The overall takeaway was that digital money models are advancing, but adoption will depend on clear use cases, regulatory clarity, and the ability to move into scalable solutions that fit within existing treasury and payments operations.

Intelligent Agents, Intelligent Risks: The Next Frontier of AI in Payments

It has certainly been hard to miss all the conversations around the impact that AI will have on the industry. This panel specifically focused on the role of Agentic AI and the changes that it may bring for international payments.

It is important to remember that AI does not fix broken processes. Firms experimenting with agent-based models are finding that their success or failure depends less on the sophistication of the model itself and more on the underlying data structure and governance that allow humans to intervene when necessary. Participants noted that data consolidation across legacy platforms remains one of the biggest barriers to scaling meaningful AI adoption.

If viewers left this session with one takeaway, it was that intelligent agents are beginning to reshape payments models, but that the pace and shape of subsequent progress will depend on design and governance choices that are made today. The technology can accelerate decision-making, but without strong controls, it can accelerate mistakes just as quickly.

Trends in Proliferation Financing

In today’s increasingly volatile geopolitical environment, the risks associated with proliferation financing are more relevant than they have ever been. Proliferation financing concerns the funding of weapons of mass destruction and dual-use goods. Typically, it involves transactions that are structured to appear routine while camouflaging the fact that they are really supporting the movement or payment of controlled components.

Trade-based methods are particularly useful for criminals because they can allow large values to move within legitimate commercial flows. Instruments such as standby letters of credit, layered invoicing, mislabelled goods, and circuitous routing can obscure the true purpose of a nefarious transition behind the facade of a seemingly ordinary trade activity.

Since institutions are being asked to detect risks that often sit deep within trade documentation, effectively mitigating the risks of proliferation financing requires having access to reliable reference sources and a risk-based framework that integrates AML and counterterrorist financing with proliferation financing.

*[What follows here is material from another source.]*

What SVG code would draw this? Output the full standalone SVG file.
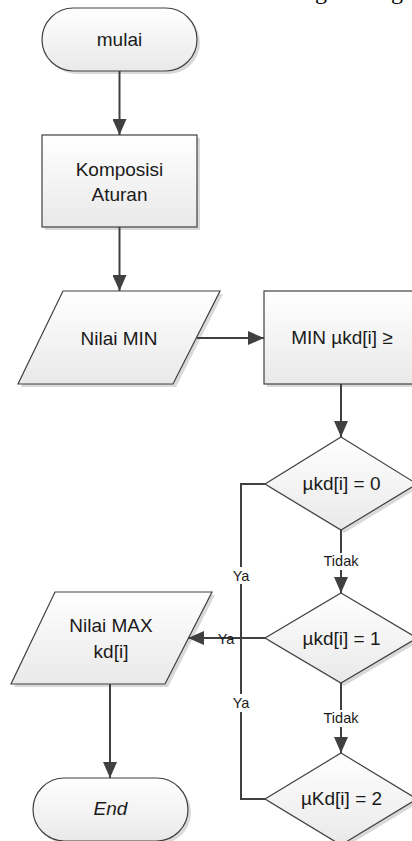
<svg xmlns="http://www.w3.org/2000/svg" width="412" height="841" viewBox="0 0 412 841">
  <defs>
    <linearGradient id="g" x1="0" y1="0" x2="0" y2="1">
      <stop offset="0" stop-color="#ffffff"/>
      <stop offset="1" stop-color="#e9e9e9"/>
    </linearGradient>
    <marker id="arr" markerUnits="userSpaceOnUse" markerWidth="16" markerHeight="14" refX="16" refY="7" orient="auto">
      <path d="M0,0 L16,7 L0,14 z" fill="#404040"/>
    </marker>
  </defs>
  <style>
    .shape { fill: url(#g); stroke: #404040; stroke-width: 1.2; }
    .shadow { fill: #d9d9d9; stroke: none; }
    .t { font-family: "Liberation Sans", Arial, sans-serif; font-size: 19px; fill: #1a1a1a; text-anchor: middle; }
    .lbl { font-family: "Liberation Sans", Arial, sans-serif; font-size: 14.5px; fill: #1a1a1a; text-anchor: middle; }
    .c { fill: none; stroke: #404040; stroke-width: 2; }
    .bg { fill: #ffffff; }
    .frag { font-family: "Liberation Serif", "Times New Roman", serif; font-size: 24px; fill: #000; }
  </style>

  <text class="frag" x="315" y="-1">g</text>
  <text class="frag" x="391" y="-1">g</text>

  <g id="mulai">
    <rect class="shadow" x="45" y="11" width="155" height="63" rx="31.5"/>
    <rect class="shape" x="42" y="8" width="155" height="63" rx="31.5"/>
    <text class="t" x="119.5" y="46">mulai</text>
  </g>

  <g id="komposisi">
    <rect class="shadow" x="45" y="138" width="155" height="92"/>
    <rect class="shape" x="42" y="135" width="155" height="92"/>
    <text class="t" x="119.5" y="176">Komposisi</text>
    <text class="t" x="119.5" y="201">Aturan</text>
  </g>

  <g id="nilai-min">
    <polygon class="shadow" points="66,294 223,294 176,387 21,387"/>
    <polygon class="shape" points="63,291 220,291 173,384 18,384"/>
    <text class="t" x="119" y="345">Nilai MIN</text>
  </g>

  <g id="min-box">
    <rect class="shadow" x="267" y="294" width="160" height="93"/>
    <rect class="shape" x="264" y="291" width="160" height="93"/>
    <text class="t" x="342" y="344">MIN µkd[i] ≥</text>
  </g>

  <g id="d0">
    <polygon class="shadow" points="344,440 420,487 344,533 268,487"/>
    <polygon class="shape" points="341,437 417,484 341,530 265,484"/>
    <text class="t" x="341.5" y="490">µkd[i] = 0</text>
  </g>

  <g id="d1">
    <polygon class="shadow" points="344,596 420,641 344,686 268,641"/>
    <polygon class="shape" points="341,593 417,638 341,683 265,638"/>
    <text class="t" x="341.5" y="645">µkd[i] = 1</text>
  </g>

  <g id="d2">
    <polygon class="shadow" points="344,756 420,802 344,848 268,802"/>
    <polygon class="shape" points="341,753 417,799 341,845 265,799"/>
    <text class="t" x="341.5" y="805">µKd[i] = 2</text>
  </g>

  <g id="nilai-max">
    <polygon class="shadow" points="58,595 215,595 168,687 14,687"/>
    <polygon class="shape" points="55,592 212,592 165,684 11,684"/>
    <text class="t" x="111" y="632">Nilai MAX</text>
    <text class="t" x="111" y="658">kd[i]</text>
  </g>

  <g id="end">
    <rect class="shadow" x="36" y="781" width="155" height="63" rx="31.5"/>
    <rect class="shape" x="33" y="778" width="155" height="63" rx="31.5"/>
    <text class="t" x="110.5" y="815" font-style="italic">End</text>
  </g>

  <g id="connectors">
    <path class="c" d="M119.5,71 L119.5,135" marker-end="url(#arr)"/>
    <path class="c" d="M119.5,227 L119.5,291" marker-end="url(#arr)"/>
    <path class="c" d="M197,338 L264,338" marker-end="url(#arr)"/>
    <path class="c" d="M341,384 L341,437" marker-end="url(#arr)"/>
    <path class="c" d="M341,530 L341,593" marker-end="url(#arr)"/>
    <path class="c" d="M341,683 L341,753" marker-end="url(#arr)"/>
    <path class="c" d="M265,484 L241,484 L241,799 L265,799"/>
    <path class="c" d="M265,638 L188,638" marker-end="url(#arr)"/>
    <path class="c" d="M110,684 L110,778" marker-end="url(#arr)"/>

    <rect class="bg" x="321" y="553" width="40" height="17"/>
    <text class="lbl" x="341" y="566">Tidak</text>
    <rect class="bg" x="321" y="710" width="40" height="17"/>
    <text class="lbl" x="341" y="723">Tidak</text>
    <rect class="bg" x="232" y="567" width="18" height="17"/>
    <text class="lbl" x="241" y="581">Ya</text>
    <rect class="bg" x="232" y="694" width="18" height="18"/>
    <text class="lbl" x="241" y="708">Ya</text>
    <text class="lbl" x="226" y="644">Ya</text>
  </g>
</svg>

Decision makers would be wise to heed the warning that when it comes to proliferation financing, technology is not a silver bullet. While digital tools can assist with detection, they are ill suited to replace the informed judgment of seasoned trade professionals (employing what many would refer to as the ‘sniff test’). In a domain where mistakes can lead to dangerous goods entering the hands of dangerous people, maintaining robust processes and training is more critical than ever.